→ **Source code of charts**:
§ §
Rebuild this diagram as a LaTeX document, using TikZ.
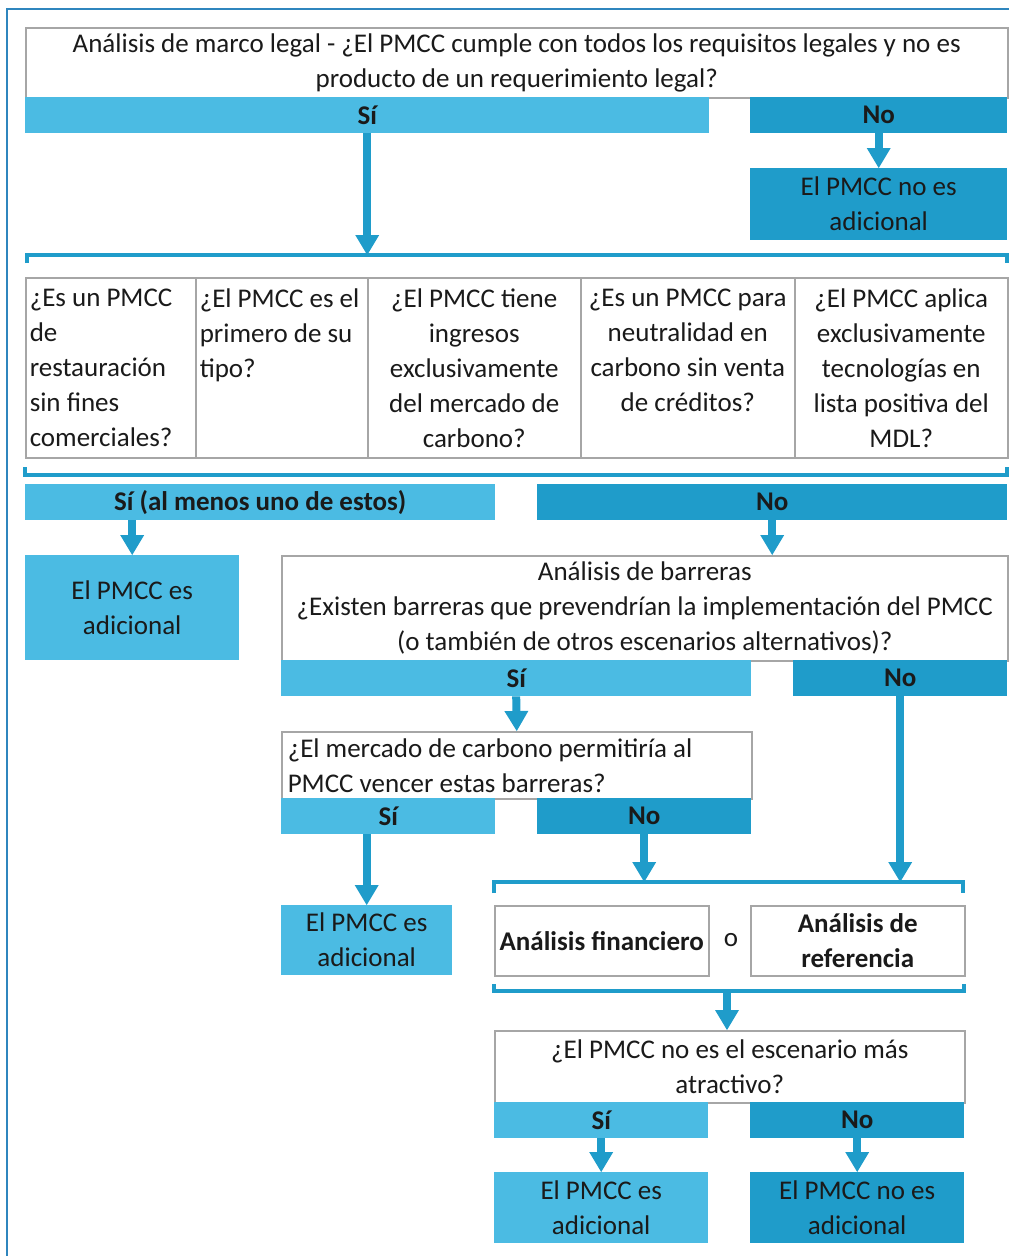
\documentclass[tikz,border=0pt]{standalone}
\usepackage{fontspec}
\setmainfont{Carlito}
\usetikzlibrary{arrows.meta,positioning}
\definecolor{lightblue}{HTML}{4BBBE3}
\definecolor{darkblue}{HTML}{1F9CCA}
\definecolor{arrowblue}{HTML}{1F9CCA}
\definecolor{boxgray}{HTML}{A6A6A6}
\definecolor{framecol}{HTML}{2F86BE}
\definecolor{txt}{HTML}{1A1A1A}

\begin{document}
\begin{tikzpicture}[x=1pt,y=-1pt,font=\fontsize{27}{35}\selectfont,text=txt]
    \tikzstyle{qbox}=[draw=boxgray, fill=white, line width=1.5pt, inner sep=0pt, align=center, anchor=north west]
    \tikzstyle{sibar}=[fill=lightblue, inner sep=0pt, anchor=north west, minimum height=36pt, font=\fontsize{27}{35}\selectfont\bfseries]
    \tikzstyle{nobar}=[sibar, fill=darkblue]
    \tikzstyle{yesres}=[fill=lightblue, inner sep=0pt, align=center, anchor=north west]
    \tikzstyle{nores}=[yesres, fill=darkblue]
    \tikzstyle{flow}=[color=arrowblue, line width=8pt, -{Triangle[width=24pt,length=20pt,line width=0pt]}]
    \tikzstyle{brace}=[draw=arrowblue, line width=4pt]

    \useasboundingbox (0,0) rectangle (1009,1256);
    \draw[framecol, line width=2pt] (7,1256) -- (7,9) -- (1009,9);

    % marco legal
    \node[qbox, minimum width=982pt, minimum height=70pt] (legal) at (25,27) {Análisis de marco legal - ¿El PMCC cumple con todos los requisitos legales y no es\\producto de un requerimiento legal?};
    \node[sibar, minimum width=684pt] (legalsi) at (25,97) {Sí};
    \node[nobar, minimum width=257pt] (legalno) at (750,97) {No};
    \node[nores, minimum width=257pt, minimum height=72pt] (legalnoad) at (750,168) {El PMCC no es\\adicional};

    \coordinate (br1) at (367,255);
    \draw[brace] (27,263) -- (27,255) -- (1007,255) -- (1007,263);

    % criterios
    \node[qbox, minimum width=170pt, minimum height=180pt, inner xsep=4pt, text width=162pt, align=flush left] (crit1) at (25,277) {¿Es un PMCC\\de\\restauración\\sin fines\\comerciales?};
    \node[qbox, minimum width=172pt, minimum height=180pt, inner xsep=4pt, text width=164pt, align=flush left] (crit2) at (195,277) {¿El PMCC es el\\primero de su\\tipo?\\\phantom{x}\\\phantom{x}};
    \node[qbox, minimum width=213pt, minimum height=180pt] (crit3) at (367,277) {¿El PMCC tiene\\ingresos\\exclusivamente\\del mercado de\\carbono?};
    \node[qbox, minimum width=214pt, minimum height=180pt] (crit4) at (580,277) {¿Es un PMCC para\\neutralidad en\\carbono sin venta\\de créditos?\\\phantom{x}};
    \node[qbox, minimum width=213pt, minimum height=180pt] (crit5) at (794,277) {¿El PMCC aplica\\exclusivamente\\tecnologías en\\lista positiva del\\MDL?};

    \draw[brace] (25,467) -- (25,475) -- (1007,475) -- (1007,467);

    \node[sibar, minimum width=470pt] (critsi) at (25,484) {Sí (al menos uno de estos)};
    \node[nobar, minimum width=470pt] (critno) at (537,484) {No};
    \node[yesres, minimum width=214pt, minimum height=105pt] (critsiad) at (25,555) {El PMCC es\\adicional};

    % barreras
    \node[qbox, minimum width=726pt, minimum height=105pt] (barr) at (281,555) {Análisis de barreras\\¿Existen barreras que prevendrían la implementación del PMCC\\(o también de otros escenarios alternativos)?};
    \node[sibar, minimum width=470pt] (barrsi) at (281,660) {Sí};
    \node[nobar, minimum width=214pt] (barrno) at (793,660) {No};

    \node[qbox, minimum width=470pt, minimum height=67pt, inner xsep=6pt, text width=458pt, align=flush left] (merc) at (281,731) {¿El mercado de carbono permitiría al\\PMCC vencer estas barreras?};
    \node[sibar, minimum width=214pt] (mercsi) at (281,798) {Sí};
    \node[nobar, minimum width=214pt] (mercno) at (537,798) {No};
    \node[yesres, minimum width=171pt, minimum height=70pt] (mercsiad) at (281,905) {El PMCC es\\adicional};

    \coordinate (br3) at (729,882);
    \draw[brace] (494,893) -- (494,882) -- (963,882) -- (963,893);

    \node[qbox, minimum width=214pt, minimum height=70pt, font=\fontsize{27}{35}\selectfont\bfseries] (fin) at (494,905) {Análisis financiero};
    \node (o) at (731,940) {o};
    \node[qbox, minimum width=214pt, minimum height=70pt, font=\fontsize{27}{35}\selectfont\bfseries] (ref) at (750,905) {Análisis de\\referencia};

    \coordinate (br4) at (727,991);
    \draw[brace] (494,984) -- (494,991) -- (964,991) -- (964,984);

    % escenario mas atractivo
    \node[qbox, minimum width=470pt, minimum height=72pt] (atr) at (494,1030) {¿El PMCC no es el escenario más\\atractivo?};
    \node[sibar, minimum width=214pt] (atrsi) at (494,1102) {Sí};
    \node[nobar, minimum width=214pt] (atrno) at (750,1102) {No};
    \node[yesres, minimum width=214pt, minimum height=71pt] (atrsiad) at (494,1172) {El PMCC es\\adicional};
    \node[nores, minimum width=214pt, minimum height=71pt] (atrnoad) at (750,1172) {El PMCC no es\\adicional};

    \draw[flow] (legalsi.south) -- (legalsi.south |- br1);
    \draw[flow] (legalno.south) -- (legalnoad.north);
    \draw[flow] (critsiad.north |- critsi.south) -- (critsiad.north);
    \draw[flow] (critno.south) -- (critno.south |- barr.north);
    \draw[flow] (barrsi.south) -- (merc.north);
    \draw[flow] (mercsiad.north |- mercsi.south) -- (mercsiad.north);
    \draw[flow] (mercno.south) -- (mercno.south |- br3);
    \draw[flow] (barrno.south) -- (barrno.south |- br3);
    \draw[flow] (br4) -- (br4 |- atr.north);
    \draw[flow] (atrsi.south) -- (atrsiad.north);
    \draw[flow] (atrno.south) -- (atrnoad.north);
\end{tikzpicture}
\end{document}
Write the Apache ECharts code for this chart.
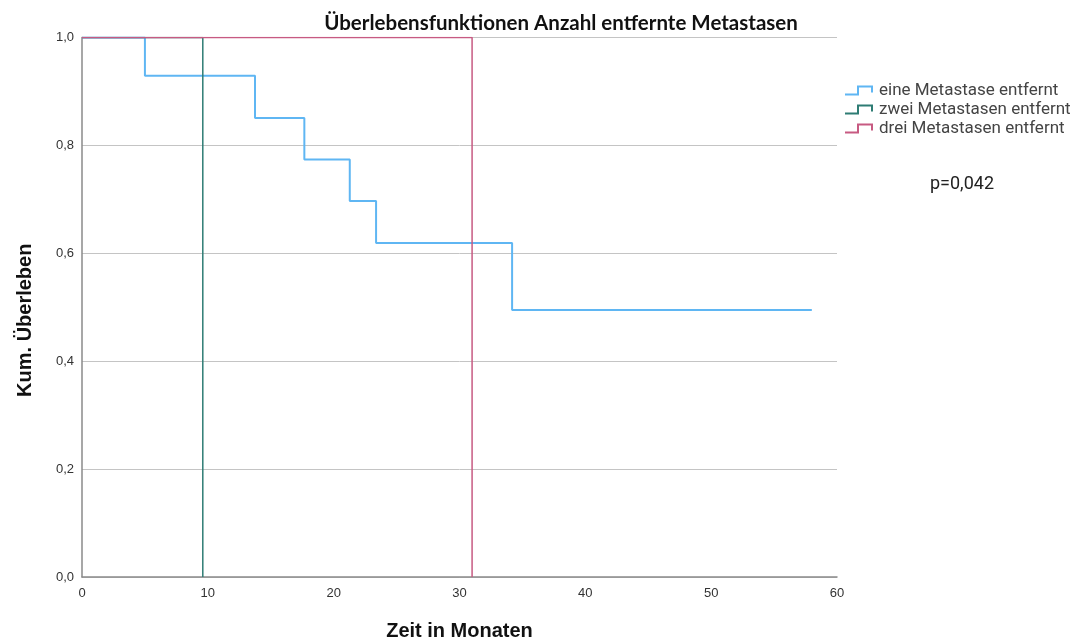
§ §
→ **Job**: Without the pictures, reproduce every line of the records above exactly.

→ **Task output**:
Rebuild this diagram as a LaTeX document, using TikZ.
\documentclass[tikz,border=0pt]{standalone}
\usepackage{fontspec}
\setmainfont{Carlito}
\usetikzlibrary{arrows.meta,positioning}
\definecolor{lightblue}{HTML}{4BBBE3}
\definecolor{darkblue}{HTML}{1F9CCA}
\definecolor{arrowblue}{HTML}{1F9CCA}
\definecolor{boxgray}{HTML}{A6A6A6}
\definecolor{framecol}{HTML}{2F86BE}
\definecolor{txt}{HTML}{1A1A1A}

\begin{document}
\begin{tikzpicture}[x=1pt,y=-1pt,font=\fontsize{27}{35}\selectfont,text=txt]
    \tikzstyle{qbox}=[draw=boxgray, fill=white, line width=1.5pt, inner sep=0pt, align=center, anchor=north west]
    \tikzstyle{sibar}=[fill=lightblue, inner sep=0pt, anchor=north west, minimum height=36pt, font=\fontsize{27}{35}\selectfont\bfseries]
    \tikzstyle{nobar}=[sibar, fill=darkblue]
    \tikzstyle{yesres}=[fill=lightblue, inner sep=0pt, align=center, anchor=north west]
    \tikzstyle{nores}=[yesres, fill=darkblue]
    \tikzstyle{flow}=[color=arrowblue, line width=8pt, -{Triangle[width=24pt,length=20pt,line width=0pt]}]
    \tikzstyle{brace}=[draw=arrowblue, line width=4pt]

    \useasboundingbox (0,0) rectangle (1009,1256);
    \draw[framecol, line width=2pt] (7,1256) -- (7,9) -- (1009,9);

    % marco legal
    \node[qbox, minimum width=982pt, minimum height=70pt] (legal) at (25,27) {Análisis de marco legal - ¿El PMCC cumple con todos los requisitos legales y no es\\producto de un requerimiento legal?};
    \node[sibar, minimum width=684pt] (legalsi) at (25,97) {Sí};
    \node[nobar, minimum width=257pt] (legalno) at (750,97) {No};
    \node[nores, minimum width=257pt, minimum height=72pt] (legalnoad) at (750,168) {El PMCC no es\\adicional};

    \coordinate (br1) at (367,255);
    \draw[brace] (27,263) -- (27,255) -- (1007,255) -- (1007,263);

    % criterios
    \node[qbox, minimum width=170pt, minimum height=180pt, inner xsep=4pt, text width=162pt, align=flush left] (crit1) at (25,277) {¿Es un PMCC\\de\\restauración\\sin fines\\comerciales?};
    \node[qbox, minimum width=172pt, minimum height=180pt, inner xsep=4pt, text width=164pt, align=flush left] (crit2) at (195,277) {¿El PMCC es el\\primero de su\\tipo?\\\phantom{x}\\\phantom{x}};
    \node[qbox, minimum width=213pt, minimum height=180pt] (crit3) at (367,277) {¿El PMCC tiene\\ingresos\\exclusivamente\\del mercado de\\carbono?};
    \node[qbox, minimum width=214pt, minimum height=180pt] (crit4) at (580,277) {¿Es un PMCC para\\neutralidad en\\carbono sin venta\\de créditos?\\\phantom{x}};
    \node[qbox, minimum width=213pt, minimum height=180pt] (crit5) at (794,277) {¿El PMCC aplica\\exclusivamente\\tecnologías en\\lista positiva del\\MDL?};

    \draw[brace] (25,467) -- (25,475) -- (1007,475) -- (1007,467);

    \node[sibar, minimum width=470pt] (critsi) at (25,484) {Sí (al menos uno de estos)};
    \node[nobar, minimum width=470pt] (critno) at (537,484) {No};
    \node[yesres, minimum width=214pt, minimum height=105pt] (critsiad) at (25,555) {El PMCC es\\adicional};

    % barreras
    \node[qbox, minimum width=726pt, minimum height=105pt] (barr) at (281,555) {Análisis de barreras\\¿Existen barreras que prevendrían la implementación del PMCC\\(o también de otros escenarios alternativos)?};
    \node[sibar, minimum width=470pt] (barrsi) at (281,660) {Sí};
    \node[nobar, minimum width=214pt] (barrno) at (793,660) {No};

    \node[qbox, minimum width=470pt, minimum height=67pt, inner xsep=6pt, text width=458pt, align=flush left] (merc) at (281,731) {¿El mercado de carbono permitiría al\\PMCC vencer estas barreras?};
    \node[sibar, minimum width=214pt] (mercsi) at (281,798) {Sí};
    \node[nobar, minimum width=214pt] (mercno) at (537,798) {No};
    \node[yesres, minimum width=171pt, minimum height=70pt] (mercsiad) at (281,905) {El PMCC es\\adicional};

    \coordinate (br3) at (729,882);
    \draw[brace] (494,893) -- (494,882) -- (963,882) -- (963,893);

    \node[qbox, minimum width=214pt, minimum height=70pt, font=\fontsize{27}{35}\selectfont\bfseries] (fin) at (494,905) {Análisis financiero};
    \node (o) at (731,940) {o};
    \node[qbox, minimum width=214pt, minimum height=70pt, font=\fontsize{27}{35}\selectfont\bfseries] (ref) at (750,905) {Análisis de\\referencia};

    \coordinate (br4) at (727,991);
    \draw[brace] (494,984) -- (494,991) -- (964,991) -- (964,984);

    % escenario mas atractivo
    \node[qbox, minimum width=470pt, minimum height=72pt] (atr) at (494,1030) {¿El PMCC no es el escenario más\\atractivo?};
    \node[sibar, minimum width=214pt] (atrsi) at (494,1102) {Sí};
    \node[nobar, minimum width=214pt] (atrno) at (750,1102) {No};
    \node[yesres, minimum width=214pt, minimum height=71pt] (atrsiad) at (494,1172) {El PMCC es\\adicional};
    \node[nores, minimum width=214pt, minimum height=71pt] (atrnoad) at (750,1172) {El PMCC no es\\adicional};

    \draw[flow] (legalsi.south) -- (legalsi.south |- br1);
    \draw[flow] (legalno.south) -- (legalnoad.north);
    \draw[flow] (critsiad.north |- critsi.south) -- (critsiad.north);
    \draw[flow] (critno.south) -- (critno.south |- barr.north);
    \draw[flow] (barrsi.south) -- (merc.north);
    \draw[flow] (mercsiad.north |- mercsi.south) -- (mercsiad.north);
    \draw[flow] (mercno.south) -- (mercno.south |- br3);
    \draw[flow] (barrno.south) -- (barrno.south |- br3);
    \draw[flow] (br4) -- (br4 |- atr.north);
    \draw[flow] (atrsi.south) -- (atrsiad.north);
    \draw[flow] (atrno.south) -- (atrnoad.north);
\end{tikzpicture}
\end{document}
Write the Apache ECharts code for this chart.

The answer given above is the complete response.